# Citroen Grand C4 Picasso 2.0HDi EGS Exclusive - Nocciola



## blueclouduk (Jan 12, 2008)

Yes I know that the thread title is a bit of a mouthful but this is my "Busy Bee".

This was one of those 3 day details. Day one, sort the interior. Day two, wash and polish the bodywork and windows. Day three, sort the wheels and wheelarches. It takes me that long as I'm disabled and just have to take it easy. I was lucky this time as the days were hot enough to keep the birds out of the sky.

The GC4P is a huge car. I even have to use a set of steps to wash and polish the roof and the windscreen.

This was a "standard" two bucket wash with noodle mits, rinse off, dry off, a coat of AG SRP and a coat of AG EGP. I've now extended my equipment to include extra cloths, mits, brushes, polishes, cleaning agents, etc. etc.

This site is beginning to cost me a fortune, but when I get result like these, especially as an amateur, my heads swells just a little bit with pride.























































Since I took these photos, I've added a couple of accessories, including a tow bar which just makes a big car look even bigger some how.


----------



## speedy (Sep 30, 2009)

Looks nice mate, is it me or does your back wheel look really small compared to the back of the car


----------



## 03OKH (May 2, 2009)

And very nice it looks too :thumb:


----------



## blueclouduk (Jan 12, 2008)

speedy said:


> Looks nice mate, is it me or does your back wheel look really small compared to the back of the car


This sounds like an excuse but I deliberately didn't go for wheels bigger than the then standard 16". For two reasons: 1) the 17" and 18" wheels were several hundred pound options and 2) the smaller wheels mean larger sidewalls which in turn means a smoother ride on bumpy roads - that's very important when SWMBO has 3 collapsed discs.
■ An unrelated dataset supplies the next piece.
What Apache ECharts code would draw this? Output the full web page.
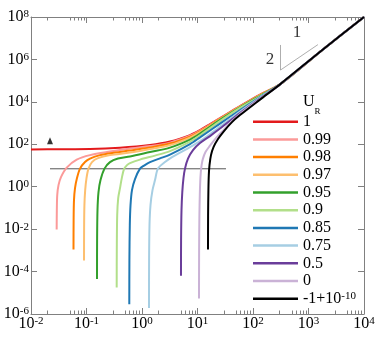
<!DOCTYPE html>
<html>
<head>
<meta charset="utf-8">
<script src="https://cdn.jsdelivr.net/npm/echarts@6/dist/echarts.min.js"></script>
<style>
  html, body { margin: 0; padding: 0; background: #fff; }
  #chart { width: 380px; height: 338px; }
</style>
</head>
<body>
<div id="chart"></div>
<script>
// 图例名称 (U_R)
const urNames = ['1', '0.99', '0.98', '0.97', '0.95', '0.9', '0.85', '0.75', '0.5', '0', '-1+1e-10'];
const urColors = ['#e31a1c', '#fb9a99', '#ff7f00', '#fdbf6f', '#33a02c', '#b2df8a',
                  '#1f78b4', '#a6cee3', '#6a3d9a', '#cab2d6', '#000000'];

// 每条曲线 [x, y]
const ur_1 = [[0.01,57.4],[0.0333,58.1],[0.1156,59.4],[0.4015,68.4],[1.393,91.7],[3.195,134],[7.33,272],
  [11.09,467],[16.8,897],[25.4,1720],[58.3,6340],[133.7,22100],[306.5,66900],[1750,2.72e6],[1e4,1e8]];
const ur_099 = [[0.0290,0.00968],[0.0292,0.0787],[0.0297,0.402],[0.0313,1.19],[0.0347,2.84],[0.0440,7.96],
  [0.0666,19.0],[0.1156,30.9],[0.265,45.3],[0.608,62.7],[1.393,82.3],[3.195,120],[7.33,252],[11.09,438],
  [25.4,1650],[58.3,6140],[133.7,21600],[306.5,66900],[1750,2.72e6],[1e4,1e8]];
const ur_098 = [[0.0583,0.0011],[0.0586,0.0266],[0.0595,0.233],[0.0621,0.859],[0.0674,2.55],[0.0764,7.14],
  [0.0940,14.5],[0.1156,21.2],[0.175,30.9],[0.326,40.6],[0.608,50.4],[1.393,69.9],[3.195,108],[7.33,231],
  [11.09,406],[25.4,1580],[58.3,5940],[133.7,20900],[306.5,66900],[1750,2.72e6],[1e4,1e8]];
const ur_097 = [[0.0902,0.000334],[0.0905,0.00897],[0.0917,0.1355],[0.0947,0.691],[0.1,2.55],[0.1086,7.14],
  [0.1257,14.5],[0.161,22.3],[0.265,30.9],[0.608,40.6],[1.393,59.4],[3.195,91.7],[7.33,207],[11.09,376],
  [25.4,1510],[58.3,5750],[133.7,20300],[306.5,66900],[1750,2.72e6],[1e4,1e8]];
const ur_095 = [[0.1546,4.52e-5],[0.1552,0.00303],[0.1578,0.0787],[0.1645,0.556],[0.1788,2.05],[0.211,7.14],
  [0.265,14.5],[0.3694,21.2],[0.608,26.3],[1.393,42.9],[3.195,69.9],[7.33,167],[11.09,320],[25.4,1420],
  [58.3,5500],[133.7,19400],[306.5,66900],[1750,2.72e6],[1e4,1e8]];
const ur_09 = [[0.350,1.78e-5],[0.3515,0.00102],[0.3574,0.0457],[0.3726,0.29],[0.4015,0.859],[0.4325,2.55],
  [0.474,6.76],[0.537,10.4],[0.608,13.0],[0.920,19.0],[1.715,29.3],[3.195,47.8],[7.33,134],[11.09,266],
  [25.4,1240],[58.3,5210],[133.7,18400],[306.5,66900],[1750,2.72e6],[1e4,1e8]];
const ur_085 = [[0.590,2.9e-6],[0.593,0.000345],[0.603,0.01544],[0.621,0.1355],[0.660,0.691],[0.748,2.28],
  [0.920,7.14],[1.087,9.89],[1.393,14.5],[2.11,21.6],[3.195,32.7],[7.33,102],[11.09,212],[25.4,947],
  [58.3,4100],[133.7,16800],[306.5,66900],[1750,2.72e6],[1e4,1e8]];
const ur_075 = [[1.337,1.94e-6],[1.342,0.000345],[1.365,0.01544],[1.423,0.1355],[1.546,0.691],[1.715,2.05],
  [1.942,7.14],[2.597,14.5],[3.47,24.9],[4.84,40.6],[7.33,73.8],[11.09,142],[18.25,356],[25.4,684],
  [58.3,3490],[133.7,15900],[306.5,66900],[1750,2.72e6],[1e4,1e8]];
const ur_05 = [[5.04,6.27e-5],[5.06,0.00303],[5.15,0.0787],[5.32,0.556],[5.59,2.55],[5.95,7.14],[6.74,21.2],
  [8.30,53.3],[11.09,114],[16.8,244],[25.4,550],[58.3,2960],[133.7,14300],[306.5,66900],[1750,2.72e6],[1e4,1e8]];
const ur_0 = [[10.64,5.38e-6],[10.69,0.00102],[10.82,0.0457],[11.0,0.402],[11.19,1.65],[11.47,4.88],[11.86,10.4],
  [12.46,20.0],[13.93,42.9],[16.8,86.9],[21.5,196],[28.8,443],[38.5,1000],[58.3,2660],[133.7,13600],
  [306.5,66900],[1750,2.72e6],[1e4,1e8]];
const ur_m1 = [[15.46,0.0011],[15.52,0.0457],[15.72,0.691],[15.98,3.53],[16.45,10.4],[17.5,30.9],[19.43,73.8],
  [23.4,176],[30.0,419],[41.8,1110],[58.3,2380],[133.7,12800],[306.5,66900],[1750,2.72e6],[1e4,1e8]];
const urCurves = [ur_1, ur_099, ur_098, ur_097, ur_095, ur_09, ur_085, ur_075, ur_05, ur_0, ur_m1];

// 水平参考线, 三角标记, 斜率三角形
const hLine = [[0.022, 7.0], [32.6, 7.0]];
const markerPt = [[0.022, 147]];
const slopeTri = [[313, 4.8e6], [313, 3.16e5], [1480, 5.0e6]];
const slopeLabels = [[202, 9.4e5, '2'], [621, 1.76e7, '1']];

// 刻度
const xMajor = [1e-2, 1e-1, 1, 10, 100, 1000, 1e4];
const xMinor = [0.02, 0.05, 0.06, 0.07, 0.08, 0.09,
                0.3, 0.5, 0.6, 0.7, 0.8, 0.9,
                2, 5, 6, 7, 8, 9,
                30, 50, 60, 70, 80, 90,
                300, 500, 600, 700, 800, 900,
                3000, 5000, 6000, 7000, 8000, 9000];
const yMajor = [1e-6, 1e-4, 1e-2, 1, 100, 1e4, 1e6, 1e8];

const FONT = 'Liberation Serif';
const AXIS_GRAY = '#808080';

function powLabel(v) {
  let e = Math.round(Math.log10(v));
  return '{b|10}{s|' + e + '}';
}
const powRich = {
  b: { fontSize: 16, fontFamily: FONT, color: '#000', lineHeight: 16, padding: [3, 0, 0, 0], verticalAlign: 'bottom' },
  s: { fontSize: 11, fontFamily: FONT, color: '#000', lineHeight: 11, verticalAlign: 'top' }
};

function xAxisOf(grid, pos, major) {
  return {
    gridIndex: grid, type: 'log', logBase: 10, min: 0.01, max: 1e4, position: pos,
    axisLine: { show: major, onZero: false, lineStyle: { color: AXIS_GRAY, width: 1 } },
    axisTick: { show: true, inside: true, length: major ? 6 : 3.5,
                customValues: major ? xMajor : xMinor, lineStyle: { color: AXIS_GRAY, width: 1 } },
    axisLabel: (major && pos === 'bottom') ?
      { show: true, customValues: xMajor, margin: 2, formatter: powLabel, rich: powRich } : { show: false },
    splitLine: { show: false }
  };
}
function yAxisOf(grid, pos, show) {
  return {
    gridIndex: grid, type: 'log', logBase: 10, min: 1e-6, max: 1e8, position: pos, show: show,
    axisLine: { show: true, onZero: false, lineStyle: { color: AXIS_GRAY, width: 1 } },
    axisTick: { show: true, inside: true, length: 6, customValues: yMajor, lineStyle: { color: AXIS_GRAY, width: 1 } },
    axisLabel: pos === 'left' ?
      { show: true, customValues: yMajor, margin: 2, formatter: powLabel, rich: powRich } : { show: false },
    splitLine: { show: false }
  };
}

let series = urNames.map(function (name, i) {
  return {
    name: name, type: 'line', xAxisIndex: 0, yAxisIndex: 0,
    data: urCurves[i], symbol: 'none', showSymbol: false,
    smooth: 0.3,
    lineStyle: { width: 2, color: urColors[i] }, itemStyle: { color: urColors[i] },
    z: 3 + i, silent: true
  };
});
series.push({
  name: 'ref', type: 'line', xAxisIndex: 0, yAxisIndex: 0, data: hLine, symbol: 'none',
  lineStyle: { width: 1, color: '#555' }, z: 1, silent: true
});
series.push({
  name: 'slope', type: 'line', xAxisIndex: 0, yAxisIndex: 0, data: slopeTri, symbol: 'none',
  lineStyle: { width: 0.8, color: '#999' }, z: 1, silent: true
});
series.push({
  name: 'marker', type: 'scatter', xAxisIndex: 0, yAxisIndex: 0, data: markerPt,
  symbol: 'triangle', symbolSize: [6, 7], itemStyle: { color: '#000' }, silent: true
});
series.push({
  name: 'slopeText', type: 'scatter', xAxisIndex: 0, yAxisIndex: 0,
  data: slopeLabels, symbolSize: 0, silent: true,
  label: {
    show: true, position: 'inside', formatter: function (p) { return p.data[2]; },
    fontFamily: FONT, fontSize: 17, color: '#000'
  }
});

let chart = echarts.init(document.getElementById('chart'), null, { renderer: 'canvas' });
let option = {
  animation: false,
  backgroundColor: '#fff',
  title: {
    text: '{u|U}{r|R}', left: 303, top: 94, padding: 0,
    textStyle: {
      fontWeight: 'normal',
      rich: {
        u: { fontSize: 16, fontFamily: FONT, fontWeight: 'normal', color: '#000', lineHeight: 16, verticalAlign: 'top' },
        r: { fontSize: 9, fontFamily: FONT, fontWeight: 'normal', color: '#000', lineHeight: 9, padding: [13, 0, 0, 0], verticalAlign: 'top' }
      }
    }
  },
  grid: [
    { left: 31, right: 16, top: 17, bottom: 24 },
    { left: 31, right: 16, top: 17, bottom: 24 }
  ],
  xAxis: [xAxisOf(0, 'bottom', true), xAxisOf(0, 'top', true), xAxisOf(1, 'bottom', false), xAxisOf(1, 'top', false)],
  yAxis: [yAxisOf(0, 'left', true), yAxisOf(0, 'right', true), yAxisOf(1, 'left', false)],
  legend: {
    data: urNames.map(function (n, i) { return { name: n, icon: 'rect', itemStyle: { color: urColors[i] } }; }),
    orient: 'vertical', left: 253, top: 113.7, padding: 0,
    itemWidth: 45, itemHeight: 2.5, itemGap: 1.7, selectedMode: false,
    textStyle: {
      fontSize: 16, fontFamily: FONT, color: '#000', lineHeight: 16,
      rich: { s: { fontSize: 11, fontFamily: FONT, color: '#000', lineHeight: 11, verticalAlign: 'top' } }
    },
    formatter: function (name) {
      if (name === '-1+1e-10') return '-1+10{s|-10}';
      return name;
    }
  },
  series: series
};
chart.setOption(option);
</script>
</body>
</html>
The other reason it looks small is that the rear end of the car has pneumatic suspension. With the back end lowered, the tyre fills the arch really well. With the back end fully raised, the tyres look like shopping trolley wheels.


----------



## speedy (Sep 30, 2009)

I see, I thought that model came with 17" wheels as standard.


----------



## Planet Admin (Jul 11, 2009)

Very nice.:thumb:


----------



## Christian6984 (Dec 20, 2007)

nice work, its very clean


----------



## adam87 (Dec 11, 2008)

Great job


----------



## Testor VTS (May 29, 2009)

great results! :thumb:

and I know what you mean when you say it's HUUGE!  We had a Xsara Picasso, and even that was soo big when it came to detailing (eventhough it's smaller than this car! )


----------



## geert dr (Jul 13, 2007)

Looks very nice , a job well done !
I really like those Grand c4 Picasso's ,very nice colour to !


----------